%%
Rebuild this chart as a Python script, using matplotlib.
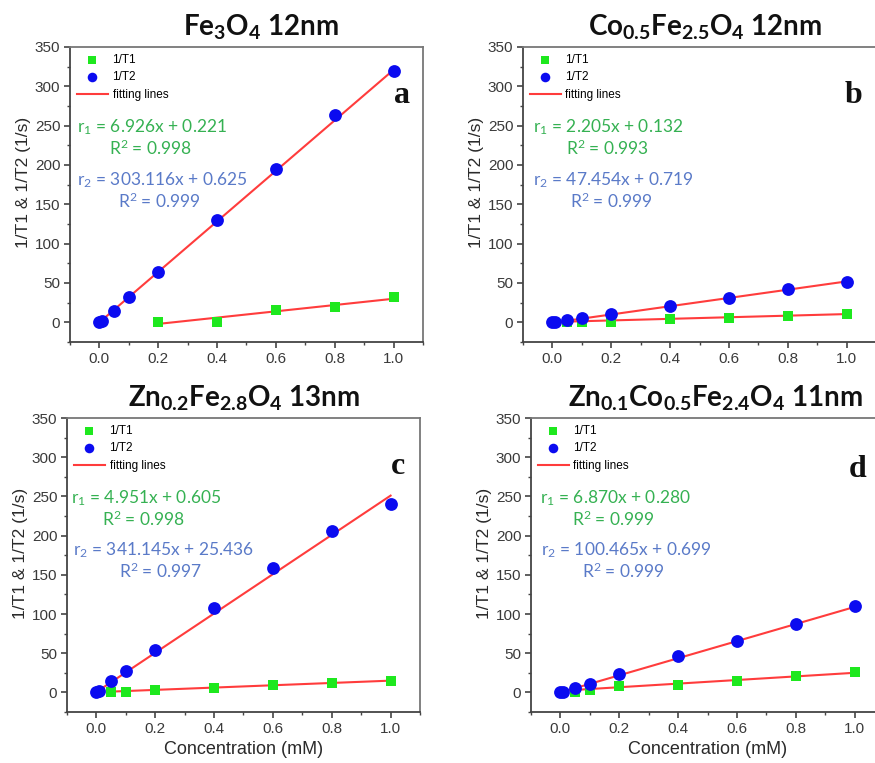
import matplotlib
matplotlib.use("Agg")
import matplotlib.pyplot as plt
from matplotlib.ticker import MultipleLocator

plt.rcParams['font.family'] = ['Liberation Sans', 'DejaVu Sans']
plt.rcParams['mathtext.default'] = 'regular'

# ---------------- data ----------------
titles = [r'Fe$_{3}$O$_{4}$ 12nm',
          r'Co$_{0.5}$Fe$_{2.5}$O$_{4}$ 12nm',
          r'Zn$_{0.2}$Fe$_{2.8}$O$_{4}$ 13nm',
          r'Zn$_{0.1}$Co$_{0.5}$Fe$_{2.4}$O$_{4}$ 11nm']
panel_letters = ['a', 'b', 'c', 'd']

a_t2_x = [0, 0.01, 0.05, 0.1, 0.2, 0.4, 0.6, 0.8, 1.0]
a_t2_y = [0, 2, 15, 32, 64, 130, 195, 263, 320]
a_t1_x = [0.2, 0.4, 0.6, 0.8, 1.0]
a_t1_y = [0, 0, 16, 19, 32]
a_t2_fit_x = [0, 1.0]
a_t2_fit_y = [0, 321]
a_t1_fit_x = [0.2, 1.0]
a_t1_fit_y = [-2, 30]

b_t2_x = [0, 0.01, 0.05, 0.1, 0.2, 0.4, 0.6, 0.8, 1.0]
b_t2_y = [0, 0, 3, 5, 11, 21, 31, 43, 51]
b_t1_x = [0.05, 0.1, 0.2, 0.4, 0.6, 0.8, 1.0]
b_t1_y = [0, 1, 1, 4, 6, 8, 10]
b_t2_fit_x = [0.01, 1.0]
b_t2_fit_y = [0, 52]
b_t1_fit_x = [0.01, 1.0]
b_t1_fit_y = [0.5, 10.5]

c_t2_x = [0, 0.01, 0.05, 0.1, 0.2, 0.4, 0.6, 0.8, 1.0]
c_t2_y = [0, 2, 14, 27, 54, 108, 159, 206, 240]
c_t1_x = [0.05, 0.1, 0.2, 0.4, 0.6, 0.8, 1.0]
c_t1_y = [0.5, 1, 3, 6, 9, 12, 14]
c_t2_fit_x = [0.01, 1.0]
c_t2_fit_y = [3, 251]
c_t1_fit_x = [0.05, 1.0]
c_t1_fit_y = [1, 15]

d_t2_x = [0, 0.01, 0.05, 0.1, 0.2, 0.4, 0.6, 0.8, 1.0]
d_t2_y = [0, 0, 6, 11, 23, 46, 65, 87, 110]
d_t1_x = [0.05, 0.1, 0.2, 0.4, 0.6, 0.8, 1.0]
d_t1_y = [1, 3, 8, 9, 14, 21, 26]
d_t2_fit_x = [0.0, 1.0]
d_t2_fit_y = [0, 109]
d_t1_fit_x = [0.0, 1.0]
d_t1_fit_y = [2, 25]

r1_texts = ['r$_1$ = 6.926x + 0.221', 'r$_1$ = 2.205x + 0.132',
            'r$_1$ = 4.951x + 0.605', 'r$_1$ = 6.870x + 0.280']
r1_R2 = ['R$^2$ = 0.998', 'R$^2$ = 0.993', 'R$^2$ = 0.998', 'R$^2$ = 0.999']
r2_texts = ['r$_2$ = 303.116x + 0.625', 'r$_2$ = 47.454x + 0.719',
            'r$_2$ = 341.145x + 25.436', 'r$_2$ = 100.465x + 0.699']
r2_R2 = ['R$^2$ = 0.999', 'R$^2$ = 0.999', 'R$^2$ = 0.997', 'R$^2$ = 0.999']

x_ticks = [0.0, 0.2, 0.4, 0.6, 0.8, 1.0]
y_ticks = [0, 50, 100, 150, 200, 250, 300, 350]

panels = [
    (a_t1_x, a_t1_y, a_t2_x, a_t2_y, a_t1_fit_x, a_t1_fit_y, a_t2_fit_x, a_t2_fit_y),
    (b_t1_x, b_t1_y, b_t2_x, b_t2_y, b_t1_fit_x, b_t1_fit_y, b_t2_fit_x, b_t2_fit_y),
    (c_t1_x, c_t1_y, c_t2_x, c_t2_y, c_t1_fit_x, c_t1_fit_y, c_t2_fit_x, c_t2_fit_y),
    (d_t1_x, d_t1_y, d_t2_x, d_t2_y, d_t1_fit_x, d_t1_fit_y, d_t2_fit_x, d_t2_fit_y),
]

# ---------------- layout ----------------
W, H = 875, 763
fig = plt.figure(figsize=(W / 100, H / 100), dpi=100)

# (left px, top px, right px, bottom px)
boxes = [(70, 47, 423, 342), (523, 47, 876, 342),
         (67, 418, 420, 712), (531, 418, 884, 712)]
title_x_offset = [14, 6, 1, 8]
# text positions (axes fraction)
r1_pos = [(0.02, 0.11), (0.028, 0.122), (0.011, 0.099), (0.025, 0.116)]
r2_pos = [(0.02, 0.136), (0.028, 0.133), (0.017, 0.147), (0.028, 0.144)]
letter_pos = [(0.94, 0.81), (0.935, 0.81), (0.938, 0.81), (0.926, 0.80)]

green_txt = '#35b152'
blue_txt = '#5a7ac8'
spine_c = '#444444'

for i, (box, data) in enumerate(zip(boxes, panels)):
    l, t, r, b = box
    ax = fig.add_axes([l / W, 1 - b / H, (r - l) / W, (b - t) / H])
    t1x, t1y, t2x, t2y, f1x, f1y, f2x, f2y = data
    ax.plot(f2x, f2y, color='#ff3c3c', lw=1.5, zorder=2, label='fitting lines')
    ax.plot(f1x, f1y, color='#ff3c3c', lw=1.5, zorder=2)
    ax.scatter(t1x, t1y, marker='s', s=55, color='#1ee81e', zorder=3, label='1/T1', linewidths=0)
    ax.scatter(t2x, t2y, marker='o', s=85, color='#0b0bf0', zorder=4, label='1/T2', linewidths=0)

    ax.set_xlim(-0.1, 1.1)
    ax.set_ylim(-25, 350)
    ax.set_xticks(x_ticks)
    ax.set_yticks(y_ticks)
    ax.xaxis.set_minor_locator(MultipleLocator(0.1))
    ax.yaxis.set_minor_locator(MultipleLocator(25))
    ax.tick_params(axis='both', which='major', direction='out', length=4, width=1.2,
                   colors=spine_c, labelsize=11, labelcolor='#3a3a3a', pad=3)
    ax.tick_params(axis='both', which='minor', direction='out', length=2.5, width=1.0,
                   colors=spine_c)
    ax.set_xticklabels([f'{v:.1f}' for v in x_ticks])
    for s in ax.spines.values():
        s.set_linewidth(1.3)
    ax.spines['left'].set_color(spine_c)
    ax.spines['bottom'].set_color(spine_c)
    ax.spines['top'].set_color('#777777')
    ax.spines['right'].set_color('#777777')

    ax.set_ylabel('1/T1 & 1/T2 (1/s)', fontsize=12.5, color='#2a2a2a')
    ax.yaxis.set_label_coords(-0.11, 0.54)
    if i >= 2:
        ax.set_xlabel('Concentration (mM)', fontsize=13, color='#2a2a2a', labelpad=4)

    h, lab = ax.get_legend_handles_labels()
    order = [1, 2, 0]
    ax.legend([h[k] for k in order], [lab[k] for k in order], loc='upper left',
              frameon=False, fontsize=8.5, handlelength=2.6, handletextpad=0.4,
              borderaxespad=0.2, labelspacing=0.45, markerscale=0.75,
              bbox_to_anchor=(0.0, 1.0))

    kw = dict(transform=ax.transAxes, fontsize=12.5, family=['Lato', 'DejaVu Sans'],
              va='center', ha='left')
    ax.text(r1_pos[i][0], 0.729, r1_texts[i], color=green_txt, **kw)
    ax.text(r1_pos[i][1], 0.655, r1_R2[i], color=green_txt, **kw)
    ax.text(r2_pos[i][0], 0.55, r2_texts[i], color=blue_txt, **kw)
    ax.text(r2_pos[i][1], 0.477, r2_R2[i], color=blue_txt, **kw)

    ax.text(letter_pos[i][0], letter_pos[i][1], panel_letters[i], transform=ax.transAxes,
            fontsize=23, fontweight='bold', family=['Liberation Serif', 'DejaVu Serif'],
            ha='center', va='baseline', color='#111111')

    cx = ((l + r) / 2 + title_x_offset[i]) / W
    ty = 1 - (t - 20) / H
    fig.text(cx, ty, titles[i], ha='center', va='center', fontsize=20,
             fontweight='bold', family=['Lato', 'DejaVu Sans'], color='#111111')

fig.savefig('out.png', dpi=100)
%%
INSTRUCTION:
Print, exactly as written, the lines above from the first one to the one containing "plt.rcParams['mathtext.default'] = 'regular'". Leave out pictures.

RESULT OF THIS TASK:
Rebuild this chart as a Python script, using matplotlib.
import matplotlib
matplotlib.use("Agg")
import matplotlib.pyplot as plt
from matplotlib.ticker import MultipleLocator

plt.rcParams['font.family'] = ['Liberation Sans', 'DejaVu Sans']
plt.rcParams['mathtext.default'] = 'regular'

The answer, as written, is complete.